Plotting code records -
-*-

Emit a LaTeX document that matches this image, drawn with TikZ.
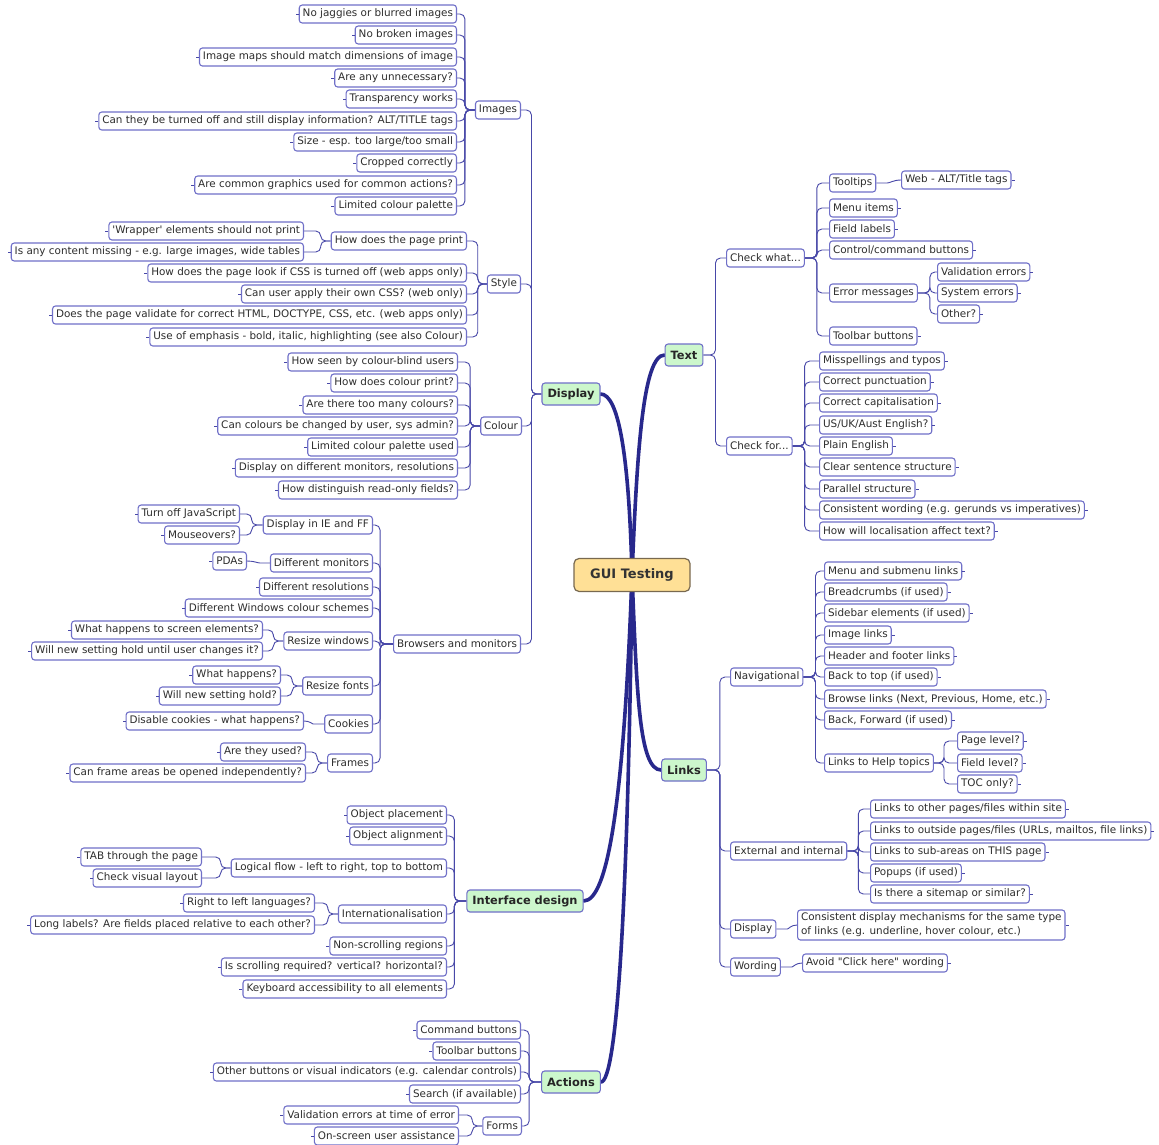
\documentclass[tikz,border=0pt]{standalone}
\usepackage{fontspec}
\setmainfont{DejaVu Sans}
\usetikzlibrary{backgrounds}
\definecolor{bdr}{RGB}{112,112,200}
\definecolor{lnk}{RGB}{72,72,168}
\definecolor{trunk}{RGB}{40,40,140}
\definecolor{mint}{RGB}{204,247,204}
\definecolor{gold}{RGB}{255,224,150}
\definecolor{goldbdr}{RGB}{120,105,80}
\definecolor{txt}{RGB}{45,45,45}
\begin{document}
\begin{tikzpicture}[x=1pt,y=-1pt,
  box/.style={draw=bdr, line width=1.1pt, rounded corners=3pt, fill=white, text=txt,
    font=\fontsize{10.4}{12}\selectfont, inner xsep=3.5pt, inner ysep=0pt, minimum height=18pt},
  tick/.style={draw=lnk, line width=0.9pt},
  L/.style={box, anchor=east},
  R/.style={box, anchor=west},
  lleaf/.style={L, append after command={(\tikzlastnode.west) edge[tick] ([xshift=-3pt]\tikzlastnode.west)}},
  rleaf/.style={R, append after command={(\tikzlastnode.east) edge[tick] ([xshift=3pt]\tikzlastnode.east)}},
  conn/.style={draw=lnk, line width=0.9pt, rounded corners=5pt},
  trunkline/.style={draw=trunk, line width=3.6pt, line cap=round},
  topic/.style={draw=bdr, fill=mint, line width=1.1pt, rounded corners=3pt, text=black!85,
    font=\bfseries\fontsize{11.4}{13}\selectfont, minimum height=22pt, inner xsep=5.5pt, inner ysep=0pt},
  hub/.style={draw=goldbdr, fill=gold, line width=1.2pt, rounded corners=5pt, text=black!80,
    font=\bfseries\fontsize{13}{15}\selectfont, minimum width=116pt, minimum height=33pt},
]
\useasboundingbox (0,0) rectangle (1159,1145);

% ---------- centre and main topics ----------
\node[hub] (gui) at (632,575) {GUI Testing};
\node[topic] (disp) at (571,394) {Display};
\node[topic] (text) at (684,355) {Text};
\node[topic] (links) at (684,770) {Links};
\node[topic] (ifd) at (525,901) {Interface design};
\node[topic] (act) at (571,1082) {Actions};

% ---------- Display ----------
\node[L] (img) at (521,110) {Images};
\node[lleaf] (img1) at (457,14) {No jaggies or blurred images};
\node[lleaf] (img2) at (457,35) {No broken images};
\node[lleaf] (img3) at (457,57) {Image maps should match dimensions of image};
\node[lleaf] (img4) at (457,78) {Are any unnecessary?};
\node[lleaf] (img5) at (457,99) {Transparency works};
\node[lleaf] (img6) at (457,121) {Can they be turned off and still display information? ALT/TITLE tags};
\node[lleaf] (img7) at (457,142) {Size - esp. too large/too small};
\node[lleaf] (img8) at (457,163) {Cropped correctly};
\node[lleaf] (img9) at (457,185) {Are common graphics used for common actions?};
\node[lleaf] (img10) at (457,206) {Limited colour palette};

\node[L] (sty) at (521,284) {Style};
\node[L] (sty1) at (467,241) {How does the page print};
\node[lleaf] (sty1a) at (304,231) {\textquotesingle Wrapper\textquotesingle{} elements should not print};
\node[lleaf] (sty1b) at (304,252) {Is any content missing - e.g. large images, wide tables};
\node[lleaf] (sty2) at (467,273) {How does the page look if CSS is turned off (web apps only)};
\node[lleaf] (sty3) at (467,294) {Can user apply their own CSS? (web only)};
\node[lleaf] (sty4) at (467,315) {Does the page validate for correct HTML, DOCTYPE, CSS, etc. (web apps only)};
\node[lleaf] (sty5) at (467,337) {Use of emphasis - bold, italic, highlighting (see also Colour)};

\node[L] (col) at (522,426) {Colour};
\node[lleaf] (col1) at (458,362) {How seen by colour-blind users};
\node[lleaf] (col2) at (458,383) {How does colour print?};
\node[lleaf] (col3) at (458,405) {Are there too many colours?};
\node[lleaf] (col4) at (458,426) {Can colours be changed by user, sys admin?};
\node[lleaf] (col5) at (458,447) {Limited colour palette used};
\node[lleaf] (col6) at (458,468) {Display on different monitors, resolutions};
\node[lleaf] (col7) at (458,490) {How distinguish read-only fields?};

\node[L] (brw) at (521,644) {Browsers and monitors};
\node[L] (brw1) at (373,525) {Display in IE and FF};
\node[lleaf] (brw1a) at (240,514) {Turn off JavaScript};
\node[lleaf] (brw1b) at (240,535) {Mouseovers?};
\node[L] (brw2) at (373,563) {Different monitors};
\node[lleaf] (brw2a) at (247,561) {PDAs};
\node[lleaf] (brw3) at (373,587) {Different resolutions};
\node[lleaf] (brw4) at (373,608) {Different Windows colour schemes};
\node[L] (brw5) at (373,641) {Resize windows};
\node[lleaf] (brw5a) at (263,630) {What happens to screen elements?};
\node[lleaf] (brw5b) at (263,651) {Will new setting hold until user changes it?};
\node[L] (brw6) at (373,686) {Resize fonts};
\node[lleaf] (brw6a) at (281,675) {What happens?};
\node[lleaf] (brw6b) at (281,696) {Will new setting hold?};
\node[L] (brw7) at (373,724) {Cookies};
\node[lleaf] (brw7a) at (304,721) {Disable cookies - what happens?};
\node[L] (brw8) at (373,763) {Frames};
\node[lleaf] (brw8a) at (306,752) {Are they used?};
\node[lleaf] (brw8b) at (306,773) {Can frame areas be opened independently?};

% ---------- Interface design ----------
\node[lleaf] (ifd1) at (447,815) {Object placement};
\node[lleaf] (ifd2) at (447,836) {Object alignment};
\node[L] (ifd3) at (447,868) {Logical flow - left to right, top to bottom};
\node[lleaf] (ifd3a) at (202,857) {TAB through the page};
\node[lleaf] (ifd3b) at (202,878) {Check visual layout};
\node[L] (ifd4) at (447,914) {Internationalisation};
\node[lleaf] (ifd4a) at (315,903) {Right to left languages?};
\node[lleaf] (ifd4b) at (315,925) {Long labels? Are fields placed relative to each other?};
\node[lleaf] (ifd5) at (447,946) {Non-scrolling regions};
\node[lleaf] (ifd6) at (447,967) {Is scrolling required? vertical? horizontal?};
\node[lleaf] (ifd7) at (447,989) {Keyboard accessibility to all elements};

% ---------- Actions ----------
\node[lleaf] (act1) at (521,1030) {Command buttons};
\node[lleaf] (act2) at (521,1051) {Toolbar buttons};
\node[lleaf] (act3) at (521,1072) {Other buttons or visual indicators (e.g. calendar controls)};
\node[lleaf] (act4) at (521,1094) {Search (if available)};
\node[L] (act5) at (522,1126) {Forms};
\node[lleaf] (act5a) at (459,1115) {Validation errors at time of error};
\node[lleaf] (act5b) at (459,1136) {On-screen user assistance};

% ---------- Text ----------
\node[R] (tx1) at (726,258) {Check what...};
\node[R] (tx1a) at (829,183) {Tooltips};
\node[rleaf] (tx1a1) at (901,180) {Web - ALT/Title tags};
\node[rleaf] (tx1b) at (829,208) {Menu items};
\node[rleaf] (tx1c) at (829,229) {Field labels};
\node[rleaf] (tx1d) at (829,250) {Control/command buttons};
\node[R] (tx1e) at (829,293) {Error messages};
\node[rleaf] (tx1e1) at (937,272) {Validation errors};
\node[rleaf] (tx1e2) at (937,293) {System errors};
\node[rleaf] (tx1e3) at (937,314) {Other?};
\node[rleaf] (tx1f) at (829,336) {Toolbar buttons};

\node[R] (tx2) at (726,446) {Check for...};
\node[rleaf] (tx2a) at (819,361) {Misspellings and typos};
\node[rleaf] (tx2b) at (819,382) {Correct punctuation};
\node[rleaf] (tx2c) at (819,403) {Correct capitalisation};
\node[rleaf] (tx2d) at (819,425) {US/UK/Aust English?};
\node[rleaf] (tx2e) at (819,446) {Plain English};
\node[rleaf] (tx2f) at (819,467) {Clear sentence structure};
\node[rleaf] (tx2g) at (819,489) {Parallel structure};
\node[rleaf] (tx2h) at (819,510) {Consistent wording (e.g. gerunds vs imperatives)};
\node[rleaf] (tx2i) at (819,531) {How will localisation affect text?};

% ---------- Links ----------
\node[R] (ln1) at (730,677) {Navigational};
\node[rleaf] (ln1a) at (824,571) {Menu and submenu links};
\node[rleaf] (ln1b) at (824,592) {Breadcrumbs (if used)};
\node[rleaf] (ln1c) at (824,613) {Sidebar elements (if used)};
\node[rleaf] (ln1d) at (824,635) {Image links};
\node[rleaf] (ln1e) at (824,656) {Header and footer links};
\node[rleaf] (ln1f) at (824,677) {Back to top (if used)};
\node[rleaf] (ln1g) at (824,699) {Browse links (Next, Previous, Home, etc.)};
\node[rleaf] (ln1h) at (824,720) {Back, Forward (if used)};
\node[R] (ln1i) at (824,763) {Links to Help topics};
\node[rleaf] (ln1i1) at (957,741) {Page level?};
\node[rleaf] (ln1i2) at (957,763) {Field level?};
\node[rleaf] (ln1i3) at (957,784) {TOC only?};

\node[R] (ln2) at (730,851) {External and internal};
\node[rleaf] (ln2a) at (870,809) {Links to other pages/files within site};
\node[rleaf] (ln2b) at (870,831) {Links to outside pages/files (URLs, mailtos, file links)};
\node[rleaf] (ln2c) at (870,852) {Links to sub-areas on THIS page};
\node[rleaf] (ln2d) at (870,873) {Popups (if used)};
\node[rleaf] (ln2e) at (870,894) {Is there a sitemap or similar?};

\node[R] (ln3) at (730,929) {Display};
\node[rleaf, align=left, inner ysep=3pt, font=\fontsize{10.4}{14}\selectfont] (ln3a) at (797,925)
  {Consistent display mechanisms for the same type\\of links (e.g. underline, hover colour, etc.)};
\node[R] (ln4) at (730,967) {Wording};
\node[rleaf] (ln4a) at (802,963) {Avoid \textquotedbl Click here\textquotedbl{} wording};

% ---------- connectors ----------
\begin{scope}[on background layer]
  \fill[white] (0,0) rectangle (1159,1145);
  % trunks from the centre
  \draw[trunkline] (gui.center) .. controls +(-3,-120) and +(18,0) .. (disp.east);
  \draw[trunkline] (gui.center) .. controls +(5,-120) and +(-22,0) .. (text.west);
  \draw[trunkline] (gui.center) .. controls +(5,120) and +(-22,0) .. (links.west);
  \draw[trunkline] (gui.center) .. controls +(-8,220) and +(25,0) .. (ifd.east);
  \draw[trunkline] (gui.center) .. controls +(-4,330) and +(16,0) .. (act.east);

  % left-hand branches
  \foreach \c in {img,sty,col,brw} \draw[conn] (disp.west) -- ++(-10,0) |- (\c.east);
  \foreach \c in {img1,img2,img3,img4,img5,img6,img7,img8,img9,img10}
    \draw[conn] (img.west) -- ++(-10,0) |- (\c.east);
  \foreach \c in {sty1,sty2,sty3,sty4,sty5} \draw[conn] (sty.west) -- ++(-9,0) |- (\c.east);
  \foreach \c in {sty1a,sty1b} \draw[conn] (sty1.west) -- ++(-10,0) |- (\c.east);
  \foreach \c in {col1,col2,col3,col4,col5,col6,col7} \draw[conn] (col.west) -- ++(-10,0) |- (\c.east);
  \foreach \c in {brw1,brw2,brw3,brw4,brw5,brw6,brw7,brw8} \draw[conn] (brw.west) -- ++(-13,0) |- (\c.east);
  \foreach \c in {brw1a,brw1b} \draw[conn] (brw1.west) -- ++(-11,0) |- (\c.east);
  \draw[conn] (brw2.west) -- ++(-5,0) to[out=180,in=0] (brw2a.east);
  \foreach \c in {brw5a,brw5b} \draw[conn] (brw5.west) -- ++(-10,0) |- (\c.east);
  \foreach \c in {brw6a,brw6b} \draw[conn] (brw6.west) -- ++(-10,0) |- (\c.east);
  \draw[conn] (brw7.west) -- ++(-6,0) to[out=180,in=0] (brw7a.east);
  \foreach \c in {brw8a,brw8b} \draw[conn] (brw8.west) -- ++(-10,0) |- (\c.east);

  \foreach \c in {ifd1,ifd2,ifd3,ifd4,ifd5,ifd6,ifd7} \draw[conn] (ifd.west) -- ++(-12,0) |- (\c.east);
  \foreach \c in {ifd3a,ifd3b} \draw[conn] (ifd3.west) -- ++(-10,0) |- (\c.east);
  \foreach \c in {ifd4a,ifd4b} \draw[conn] (ifd4.west) -- ++(-10,0) |- (\c.east);

  \foreach \c in {act1,act2,act3,act4,act5} \draw[conn] (act.west) -- ++(-12,0) |- (\c.east);
  \foreach \c in {act5a,act5b} \draw[conn] (act5.west) -- ++(-10,0) |- (\c.east);

  % right-hand branches
  \foreach \c in {tx1,tx2} \draw[conn] (text.east) -- ++(12,0) |- (\c.west);
  \foreach \c in {tx1a,tx1b,tx1c,tx1d,tx1e,tx1f} \draw[conn] (tx1.east) -- ++(12,0) |- (\c.west);
  \draw[conn] (tx1a.east) -- ++(6,0) to[out=0,in=180] (tx1a1.west);
  \foreach \c in {tx1e1,tx1e2,tx1e3} \draw[conn] (tx1e.east) -- ++(12,0) |- (\c.west);
  \foreach \c in {tx2a,tx2b,tx2c,tx2d,tx2e,tx2f,tx2g,tx2h,tx2i} \draw[conn] (tx2.east) -- ++(12,0) |- (\c.west);

  \foreach \c in {ln1,ln2,ln3,ln4} \draw[conn] (links.east) -- ++(13,0) |- (\c.west);
  \foreach \c in {ln1a,ln1b,ln1c,ln1d,ln1e,ln1f,ln1g,ln1h,ln1i} \draw[conn] (ln1.east) -- ++(12,0) |- (\c.west);
  \foreach \c in {ln1i1,ln1i2,ln1i3} \draw[conn] (ln1i.east) -- ++(10,0) |- (\c.west);
  \foreach \c in {ln2a,ln2b,ln2c,ln2d,ln2e} \draw[conn] (ln2.east) -- ++(11,0) |- (\c.west);
  \draw[conn] (ln3.east) -- ++(6,0) to[out=0,in=180] (ln3a.west);
  \draw[conn] (ln4.east) -- ++(6,0) to[out=0,in=180] (ln4a.west);
\end{scope}
\end{tikzpicture}
\end{document}
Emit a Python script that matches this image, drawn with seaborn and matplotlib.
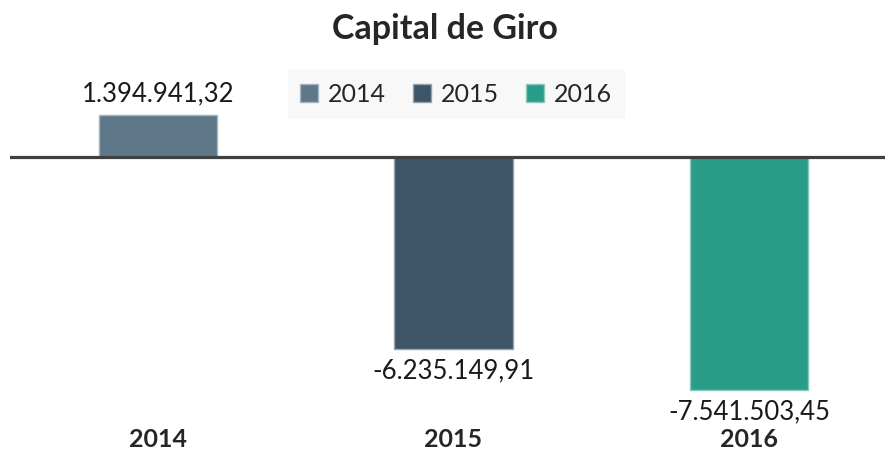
import matplotlib
matplotlib.use("Agg")
import matplotlib.pyplot as plt
import matplotlib.transforms as mtransforms
from matplotlib.patches import Patch
import seaborn as sns
import pandas as pd

anos = ["2014", "2015", "2016"]
valores = [1394941.32, -6235149.91, -7541503.45]
rotulos = ["1.394.941,32", "-6.235.149,91", "-7.541.503,45"]
cores = ["#5f7889", "#3e5468", "#2a9d8a"]

df = pd.DataFrame({"ano": anos, "valor": valores})

sns.set_style("white")
plt.rcParams["font.family"] = ["Lato", "DejaVu Sans"]

fig = plt.figure(figsize=(8.9, 4.52), dpi=100)
ax = fig.add_axes([10 / 890, 1 - 400 / 452, 875 / 890, 300 / 452])

sns.barplot(data=df, x="ano", y="valor", hue="ano", palette=cores,
            dodge=False, width=0.4, legend=False, ax=ax, saturation=1)
for p, c in zip(ax.patches, cores):
    p.set_edgecolor(sns.light_palette(c, 3)[1])
    p.set_linewidth(1)

ax.set_xlim(-0.5, 2.46)
ax.set_ylim(-7.85e6, 1.90e6)
ax.axhline(0, color="#404040", linewidth=2.3, zorder=5)

for i, (v, r) in enumerate(zip(valores, rotulos)):
    off = 16 if v > 0 else -15
    ax.annotate(r, (i, v), xytext=(0, off), textcoords="offset points",
                ha="center", va="center", fontsize=18.5, color="#1a1a1a")

trans = mtransforms.blended_transform_factory(ax.transData, fig.transFigure)
for i, a in enumerate(anos):
    ax.text(i, 1 - 440 / 452, a, transform=trans,
            ha="center", va="center", fontsize=18, fontweight="bold")

ax.set_xticks([])
ax.set_yticks([])
ax.set_xlabel("")
ax.set_ylabel("")
sns.despine(ax=ax, left=True, bottom=True)

fig.text(0.5, 1 - 29 / 452, "Capital de Giro", ha="center", va="center",
         fontsize=24.5, fontweight="bold")

handles = [Patch(facecolor=c, edgecolor=sns.light_palette(c, 3)[1]) for c in cores]
leg = fig.legend(handles, anos, loc="center", bbox_to_anchor=(456 / 890, 1 - 95 / 452),
                 ncol=3, fontsize=18, frameon=True, fancybox=False,
                 handlelength=0.7, handleheight=0.7, handletextpad=0.4,
                 columnspacing=1.1, borderpad=0.5, borderaxespad=0)
leg.get_frame().set_facecolor("#f7f7f7")
leg.get_frame().set_edgecolor("#f7f7f7")

fig.savefig("out.png", dpi=100)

-*-

WRITTEN PROBLEM - Count every line of the material above that holds the string "matplotlib", then state only the total.

FULL ANSWER - 6